Our agents analyse repositories, fix bugs, write tests and open pull requests. The one rule that makes it safe: they never touch production.
The most polarising agents we run are the ones that write code. They analyse a fleet of repositories, prioritise what needs fixing, patch it, test it — and open a pull request like any developer would.
The boundary that makes it work
The agents’ world ends at the pull request. Merging is a human act. Deploying is a human act. This is not caution theatre: it means the blast radius of a bad agent decision is a rejected PR, not an outage.

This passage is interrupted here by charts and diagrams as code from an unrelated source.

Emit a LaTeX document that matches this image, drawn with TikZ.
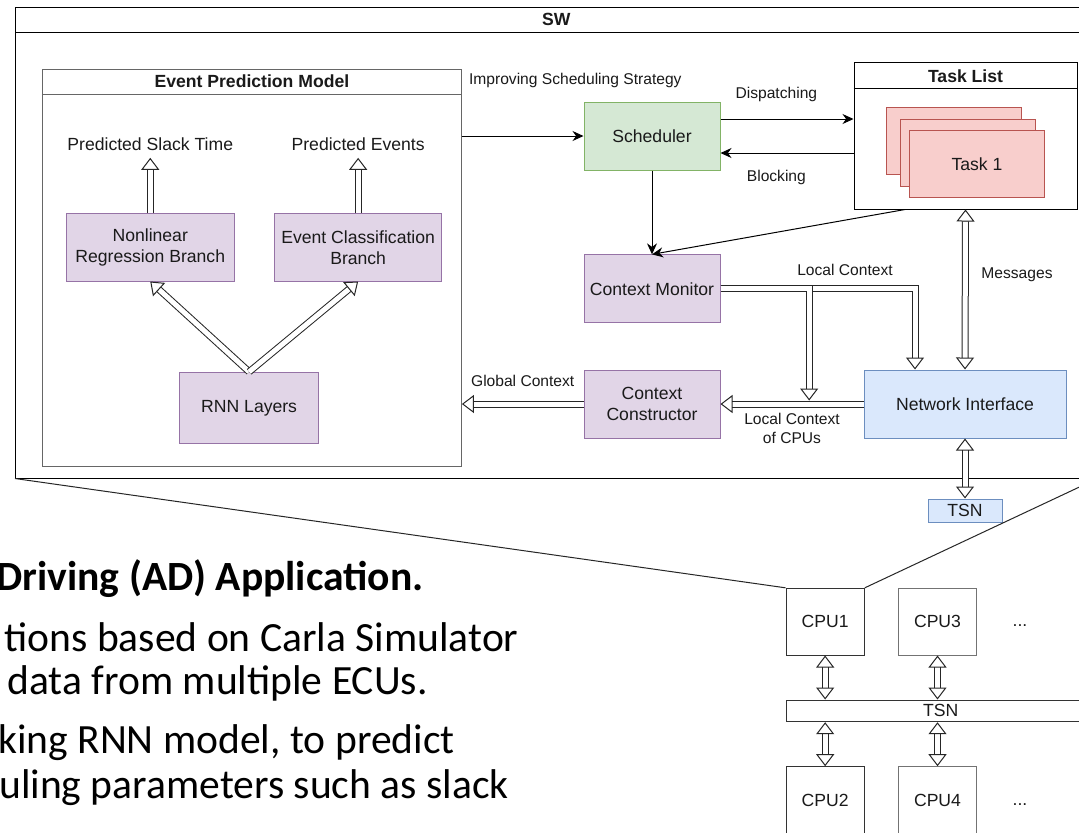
\documentclass[tikz,border=0pt]{standalone}
\usepackage{fontspec}
\setmainfont{Liberation Sans}
\newfontfamily\slidefont{Carlito}
\usetikzlibrary{arrows.meta,calc}
\definecolor{Ink}{HTML}{1A1A1A}
\definecolor{Frame}{HTML}{666666}
\definecolor{Lilac}{HTML}{E1D5E7}
\definecolor{LilacEdge}{HTML}{9673A6}
\definecolor{Mint}{HTML}{D5E8D4}
\definecolor{MintEdge}{HTML}{82B366}
\definecolor{Rose}{HTML}{F8CECC}
\definecolor{RoseEdge}{HTML}{B85450}
\definecolor{Sky}{HTML}{DAE8FC}
\definecolor{SkyEdge}{HTML}{6C8EBF}
\newcommand\boxfont{\fontsize{8.8}{10.5}\selectfont}
\newcommand\lblfont{\fontsize{7.8}{9.3}\selectfont}

\begin{document}
\begin{tikzpicture}[x=.5pt,y=-.5pt,
  hollowhead/.tip={Triangle[open,length=6pt,width=9pt,line width=.5pt]},
  frame/.style={draw=black,line width=.5pt},
  title/.style={font=\boxfont\bfseries,text=Ink},
  box/.style={draw,line width=.5pt,align=center,inner sep=1pt,font=\boxfont,text=Ink},
  lilac/.style={box,fill=Lilac,draw=LilacEdge},
  mint/.style={box,fill=Mint,draw=MintEdge},
  rose/.style={box,fill=Rose,draw=RoseEdge,minimum width=67.5pt,minimum height=33.5pt},
  sky/.style={box,fill=Sky,draw=SkyEdge},
  cell/.style={minimum width=68pt,minimum height=34pt},
  cpu/.style={box,minimum width=39.15pt,minimum height=33.35pt},
  outlbl/.style={font=\boxfont,text=Ink,inner sep=3.6pt},
  lbl/.style={font=\lblfont,text=Ink},
  slide/.style={inner sep=0pt,anchor=base east,font=\slidefont\fontsize{20.8}{25}\selectfont},
  flow/.style={draw=black,line width=.5pt,-{Stealth[length=5.5pt,width=5pt]}},
  hollow/.style={draw=black!85,line width=.5pt,double=white,double distance=2.5pt,-hollowhead},
  hollowboth/.style={hollow,hollowhead-hollowhead}]
  \useasboundingbox (0,0) rectangle (1079,832);
  \clip (0,0) rectangle (1079,832);
  \fill[white] (0,0) rectangle (1079,832);

  \node[frame,minimum width=540.75pt,minimum height=235.35pt] (sw) at (556.25,242.65) {};
  \draw[frame] ([yshift=-13pt]sw.north west) -- ([yshift=-13pt]sw.north east);
  \node[title] (swtitle) at ([yshift=-6.5pt]sw.north) {SW};

  \node[frame,draw=Frame,minimum width=209.5pt,minimum height=198.35pt] (epm) at (251.9,267.65) {};
  \draw[frame,draw=Frame] ([yshift=-12.85pt]epm.north west) -- ([yshift=-12.85pt]epm.north east);
  \node[title] (epmtitle) at ([yshift=-6.4pt]epm.north) {Event Prediction Model};
  \node[outlbl] (slack) at (150.25,143.75) {Predicted Slack Time};
  \node[outlbl] (pevt) at (358.15,143.75) {Predicted Events};
  \node[lilac,minimum width=83.75pt,minimum height=33.65pt] (nonlin) at (150.25,247.35) {Nonlinear\\Regression Branch};
  \node[lilac,minimum width=83.75pt,minimum height=33.65pt] (evcls) at (358.15,247.35) {Event Classification\\Branch};
  \node[lilac,minimum width=69.35pt,minimum height=35.65pt] (rnn) at (249.15,407.95) {RNN Layers};

  \node[mint,cell] (sched) at (652,136) {Scheduler};
  \node[lilac,cell] (cmon) at (652,288.85) {Context Monitor};
  \node[lilac,cell] (cc) at (652,404) {Context\\Constructor};
  \node[sky,minimum width=101pt,minimum height=34pt] (ni) at (965,404) {Network Interface};
  \node[sky,minimum width=37pt,minimum height=11.5pt,inner sep=0pt] (tsn) at (965,510.5) {TSN};

  \node[frame,minimum width=111.5pt,minimum height=73.15pt] (tl) at (965.5,135.85) {};
  \draw[frame] ([yshift=-13pt]tl.north west) -- ([yshift=-13pt]tl.north east);
  \node[title] (tltitle) at ([yshift=-6.8pt]tl.north) {Task List};
  \node[rose] (t1) at (954,141) {};
  \node[rose] (t2) at (968,152.5) {};
  \node[rose] (t3) at (977,164) {Task 1};

  \node[lbl,anchor=west] (improve) at (462,80) {Improving Scheduling Strategy};
  \draw[flow] (epm.east |- sched.west) -- (sched.west);
  \coordinate (dsp) at ([yshift=8.5pt]sched.east);
  \coordinate (blk) at ([yshift=-8.5pt]sched.east);
  \draw[flow] (dsp) -- (dsp -| tl.west) node[lbl,pos=.42,above=5pt] {Dispatching};
  \draw[flow] (blk -| tl.west) -- (blk) node[lbl,pos=.58,below=5pt] {Blocking};
  \draw[flow] (sched.south) -- (cmon.north);
  \draw[flow] ([xshift=-30.25pt]tl.south) -- (cmon.north);

  \draw[hollow] (nonlin.north) -- (slack.south);
  \draw[hollow] (evcls.north) -- (pevt.south);
  \draw[hollow] (rnn.north) -- (nonlin.south);
  \draw[hollow] (rnn.north) -- (evcls.south);

  \coordinate (merge) at ($(cc.east)!.62!(ni.west)+(0,-3.5)$);
  \draw[hollow] (cmon.east) -| ([xshift=-25pt]ni.north) node[lbl,pos=.32,above=3pt] {Local Context};
  \draw[hollow] (ni.west) -- (cc.east) node[lbl,midway,below=1pt,align=center] {Local Context\\of CPUs};
  \draw[hollow] (cmon.east) -| (merge);
  \draw[hollowboth] (tl.south) -- (ni.north) node[lbl,pos=.41,right=4.5pt] {Messages};
  \draw[hollow] (cc.west) -- (cc.west -| epm.east) node[lbl,midway,above=5pt] {Global Context};
  \draw[hollowboth] (ni.south) -- (tsn.north);

  \node[cpu,draw=black!80] (cpu1) at (825.15,621.65) {CPU1};
  \node[cpu,draw=black!55] (cpu3) at (937.5,621.65) {CPU3};
  \node[box,draw=black!80,minimum width=154.7pt,minimum height=10.85pt,inner sep=0pt] (bus) at (940.7,710.85) {TSN};
  \node[cpu,draw=black!80] (cpu2) at (825.15,800.05) {CPU2};
  \node[cpu,draw=black!55] (cpu4) at (937.5,800.05) {CPU4};
  \node[font=\boxfont,text=Ink] (more1) at (1020,626) {...};
  \node[font=\boxfont,text=Ink] (more2) at (1020,805) {...};
  \draw[hollowboth] (cpu1.south) -- (cpu1.south |- bus.north);
  \draw[hollowboth] (cpu3.south) -- (cpu3.south |- bus.north);
  \draw[hollowboth] (cpu2.north |- bus.south) -- (cpu2.north);
  \draw[hollowboth] (cpu4.north |- bus.south) -- (cpu4.north);

  \draw[line width=.5pt,draw=black!85] (sw.south west) -- (cpu1.north west);
  \draw[line width=.5pt,draw=black!85] (sw.south east) -- (cpu1.north east);

  \node[slide,font=\slidefont\fontsize{20.8}{25}\selectfont\bfseries] (head) at (424,590) {Driving (AD) Application.};
  \node[slide] (line1) at (519,651) {tions based on Carla Simulator};
  \node[slide] (line2) at (428,694) {data from multiple ECUs.};
  \node[slide] (line3) at (455,753) {king RNN model, to predict};
  \node[slide] (line4) at (509,798) {uling parameters such as slack};
\end{tikzpicture}
\end{document}
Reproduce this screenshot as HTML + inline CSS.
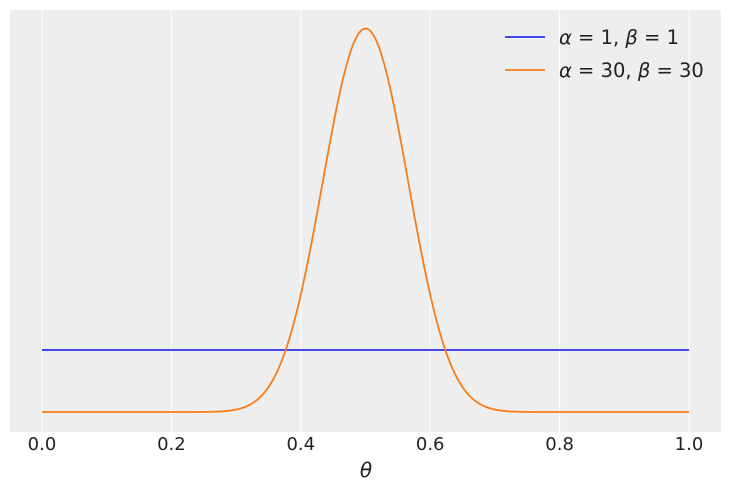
<!DOCTYPE html>
<html><head><meta charset="utf-8"><style>
body{margin:0;background:#fff;}
svg{display:block;font-family:"DejaVu Sans","Liberation Sans",sans-serif;}
</style></head><body>
<svg id="s" width="731" height="491" viewBox="0 0 731 491">
<rect x="10" y="10" width="711" height="422" fill="#eeeeee"/>
<g stroke="#fff" stroke-width="1">
<line x1="42" y1="10" x2="42" y2="432"/>
<line x1="171.4" y1="10" x2="171.4" y2="432"/>
<line x1="300.8" y1="10" x2="300.8" y2="432"/>
<line x1="430.2" y1="10" x2="430.2" y2="432"/>
<line x1="559.6" y1="10" x2="559.6" y2="432"/>
<line x1="689" y1="10" x2="689" y2="432"/>
</g>
<g font-size="18" fill="#222" text-anchor="middle">
<text x="42" y="450">0.0</text>
<text x="171.4" y="450">0.2</text>
<text x="300.8" y="450">0.4</text>
<text x="430.2" y="450">0.6</text>
<text x="559.6" y="450">0.8</text>
<text x="689" y="450">1.0</text>
<text x="366" y="477" font-style="italic" font-size="20">θ</text>
</g>
<line x1="42" y1="350" x2="689" y2="350" stroke="#2a2eec" stroke-width="1.8"/>
<path id="p" fill="none" stroke="#fa7c17" stroke-width="1.8"/>
<line x1="505" y1="37" x2="545" y2="37" stroke="#2a2eec" stroke-width="1.8"/>
<line x1="505" y1="70" x2="545" y2="70" stroke="#fa7c17" stroke-width="1.8"/>
<g font-size="19.5" fill="#222">
<text x="559" y="44"><tspan font-style="italic">α</tspan> = 1, <tspan font-style="italic">β</tspan> = 1</text>
<text x="559" y="77"><tspan font-style="italic">α</tspan> = 30, <tspan font-style="italic">β</tspan> = 30</text>
</g>
</svg>
<script>
var N=2000,sum=0,vals=[];
for(var i=0;i<=N;i++){var x=i/N;var v=Math.pow(x*(1-x)*4,29);vals.push(v);sum+=v;}
var integ=sum/N;
var d="";
for(var i=0;i<=N;i+=4){var x=i/N;var y=vals[i]/integ;
d+=(i?"L":"M")+(42+647*x).toFixed(2)+","+(412-62.3*y).toFixed(2);}
document.getElementById("p").setAttribute("d",d);
</script>
</body></html>
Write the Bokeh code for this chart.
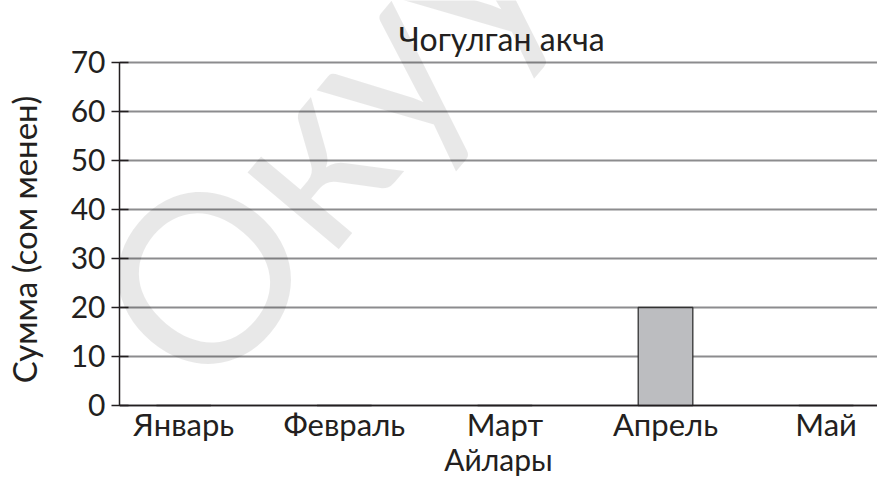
from bokeh.plotting import figure
from bokeh.models import Range1d, FixedTicker, Label, ColumnDataSource
from bokeh.embed import file_html
from bokeh.resources import INLINE

# Monthly savings
months = ["Январь", "Февраль", "Март", "Апрель", "Май"]
amounts = [0, 0, 0, 20, 0]
y_ticks = [0, 10, 20, 30, 40, 50, 60, 70]
title_text = "Чогулган акча"

FONT = "Lato"
INK = "#231f20"

xs = list(range(len(months)))
src = ColumnDataSource(data=dict(x=xs, top=amounts, month=months))

# The frame covers the full height: the x axis is pinned at 0 and the
# y axis stops at 70, leaving room for the title and faint lettering.
p = figure(
    width=877, height=478,
    output_backend="svg", toolbar_location=None,
    x_range=Range1d(-0.4, 4.32), y_range=Range1d(-14.9, 82.65),
    min_border_left=118, min_border_right=0,
    min_border_top=0, min_border_bottom=0,
)
p.outline_line_color = None
p.background_fill_color = "white"
p.border_fill_color = "white"

# Faint watermark
wm = Label(
    x=0.82, y=55.2, text="Окуу", angle=50, angle_units="deg",
    text_align="center", text_baseline="middle",
    text_font=FONT, text_font_size="235px",
    text_color="black", text_alpha=0.09,
)
p.add_layout(wm)

# Chart title
title = Label(
    x=1.98, y=74.9, text=title_text,
    text_align="center", text_baseline="alphabetic",
    text_font=FONT, text_font_size="32px", text_color=INK,
)
p.add_layout(title)

# Bars
p.vbar(x="x", top="top", width=0.34, bottom=0, source=src,
       fill_color="#bcbdc0", line_color="#333333", line_width=1.3)

# Grid
p.xgrid.grid_line_color = None
p.ygrid.ticker = FixedTicker(ticks=y_ticks)
p.ygrid.grid_line_color = "#8c8c8e"
p.ygrid.grid_line_width = 2

# Y axis
p.yaxis.ticker = FixedTicker(ticks=y_ticks)
p.yaxis.bounds = (0, 70)
p.yaxis.axis_label = "Сумма (сом менен)"
p.yaxis.axis_label_text_font = FONT
p.yaxis.axis_label_text_font_size = "33px"
p.yaxis.axis_label_text_font_style = "normal"
p.yaxis.axis_label_text_color = INK
p.yaxis.axis_label_standoff = 24
p.yaxis.major_label_text_font = FONT
p.yaxis.major_label_text_font_size = "30px"
p.yaxis.major_label_text_color = INK
p.yaxis.major_label_standoff = 6
p.yaxis.axis_line_color = INK
p.yaxis.axis_line_width = 1.5
p.yaxis.major_tick_line_color = INK
p.yaxis.major_tick_line_width = 1.5
p.yaxis.major_tick_in = 9
p.yaxis.major_tick_out = 8
p.yaxis.minor_tick_line_color = None

# X axis, pinned at zero
p.xaxis.fixed_location = 0
p.xaxis.ticker = FixedTicker(ticks=xs)
p.xaxis.major_label_overrides = {i: m for i, m in enumerate(months)}
p.xaxis.axis_label = "Айлары"
p.xaxis.axis_label_text_font = FONT
p.xaxis.axis_label_text_font_size = "30px"
p.xaxis.axis_label_text_font_style = "normal"
p.xaxis.axis_label_text_color = INK
p.xaxis.axis_label_standoff = -6
p.xaxis.major_label_text_font = FONT
p.xaxis.major_label_text_font_size = "31px"
p.xaxis.major_label_text_color = INK
p.xaxis.major_label_standoff = 0
p.xaxis.axis_line_color = INK
p.xaxis.axis_line_width = 1.5
p.xaxis.major_tick_line_color = None
p.xaxis.major_tick_in = 0
p.xaxis.major_tick_out = 0
p.xaxis.minor_tick_line_color = None

open("out.html", "w").write(file_html(p, INLINE))
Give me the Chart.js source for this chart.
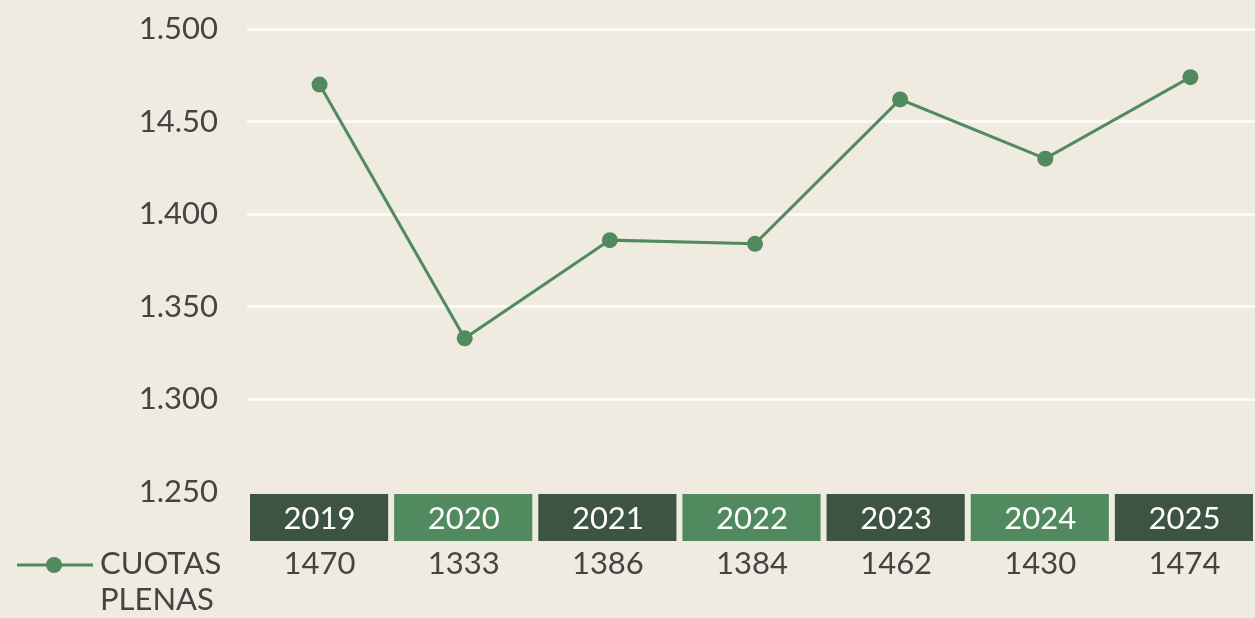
<!DOCTYPE html>
<html lang="es">
  <head>
    <meta charset="UTF-8" />
    <title>Cuotas plenas</title>
    <script src="https://cdn.jsdelivr.net/npm/chart.js"></script>
    <style>
      html, body { margin: 0; padding: 0; background: #f0ebe0; overflow: hidden; }
      /* the plot runs a few px past the right edge of the window, like the original */
      #wrap { width: 1263px; height: 618px; position: relative; }
    </style>
  </head>
  <body>
    <div id="wrap"><canvas id="chart"></canvas></div>

    <script>
      // data
      const years = ['2019', '2020', '2021', '2022', '2023', '2024', '2025'];
      const cuotasPlenas = [1470, 1333, 1386, 1384, 1462, 1430, 1474];
      const tickValues = [1250, 1300, 1350, 1400, 1450, 1500];
      const tickLabels = ['1.250', '1.300', '1.350', '1.400', '14.50', '1.500'];
      const seriesName = ['CUOTAS', 'PLENAS'];

      const FONT = 'Lato, "Noto Sans", sans-serif';
      const textGrey = '#444444';
      const lineGreen = '#528a5f';
      const boxColors = ['#3d5442', '#528a5f'];

      // draws the data table under the chart + the legend on its left
      const tablePlugin = {
        id: 'dataTable',
        afterDraw(chart) {
          const ctx = chart.ctx;
          const xs = chart.scales.x;
          const pitch = xs.getPixelForTick(1) - xs.getPixelForTick(0);
          ctx.save();
          ctx.font = '31px ' + FONT;
          ctx.textAlign = 'center';
          ctx.textBaseline = 'middle';
          years.forEach((y, i) => {
            const cx = xs.getPixelForTick(i) - i;
            ctx.fillStyle = boxColors[i % 2];
            ctx.fillRect(cx - pitch / 2 + 3, 494, pitch - 7, 47);
            ctx.fillStyle = '#ffffff';
            ctx.fillText(y, cx, 519);
            ctx.fillStyle = textGrey;
            ctx.fillText(String(cuotasPlenas[i]), cx, 564);
          });

          // legend
          ctx.strokeStyle = lineGreen;
          ctx.lineWidth = 3;
          ctx.beginPath();
          ctx.moveTo(17, 565);
          ctx.lineTo(93, 565);
          ctx.stroke();
          ctx.fillStyle = lineGreen;
          ctx.beginPath();
          ctx.arc(54, 565, 8, 0, Math.PI * 2);
          ctx.fill();
          ctx.fillStyle = textGrey;
          ctx.textAlign = 'left';
          ctx.fillText(seriesName[0], 100, 564);
          ctx.fillText(seriesName[1], 100, 600);
          ctx.restore();
        }
      };

      new Chart(document.getElementById('chart'), {
        type: 'line',
        data: {
          labels: years,
          datasets: [{
            label: seriesName.join(' '),
            data: cuotasPlenas,
            borderColor: lineGreen,
            backgroundColor: lineGreen,
            borderWidth: 3,
            pointRadius: 8,
            pointHoverRadius: 8,
            pointBorderWidth: 0,
            tension: 0,
            clip: false
          }]
        },
        options: {
          responsive: true,
          maintainAspectRatio: false,
          animation: false,
          layout: { autoPadding: false, padding: { top: 29, bottom: 126, right: 0, left: 0 } },
          plugins: { legend: { display: false }, tooltip: { enabled: false } },
          scales: {
            x: {
              display: false,
              offset: true
            },
            y: {
              min: 1250,
              max: 1500,
              afterFit(scale) {
                scale.width = 247;
                scale.paddingTop = 0;
                scale.paddingBottom = 0;
              },
              afterBuildTicks(scale) { scale.ticks = tickValues.map(v => ({ value: v })); },
              border: { display: false },
              grid: {
                drawTicks: false,
                lineWidth: 3,
                color: c => (c.tick && c.tick.value === 1250) ? 'rgba(0,0,0,0)' : '#fbfaf6'
              },
              ticks: {
                padding: 29,
                color: textGrey,
                font: { family: FONT, size: 31 },
                callback: (v) => tickLabels[tickValues.indexOf(v)]
              }
            }
          }
        },
        plugins: [tablePlugin]
      });
    </script>
  </body>
</html>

Reviewers stay in the loop exactly where their judgment matters.
What they are genuinely good at
- →The backlog nobody picks: dependency bumps, flaky tests, dead code, missing coverage.
- →Repetitive migrations applied consistently across dozens of repositories.
- →First drafts of fixes where the pattern is known and the risk is low.
Multiply that across a fleet of repositories and the arithmetic gets serious — it is a meaningful share of the full-time-equivalent workforce we measure across our deployed agents.
Where humans stay irreplaceable
Architecture, trade-offs, naming, product sense — anything where the right answer depends on where the codebase should go, not where it is. Our rule of thumb: agents for the work that has a pattern, humans for the work that sets the pattern.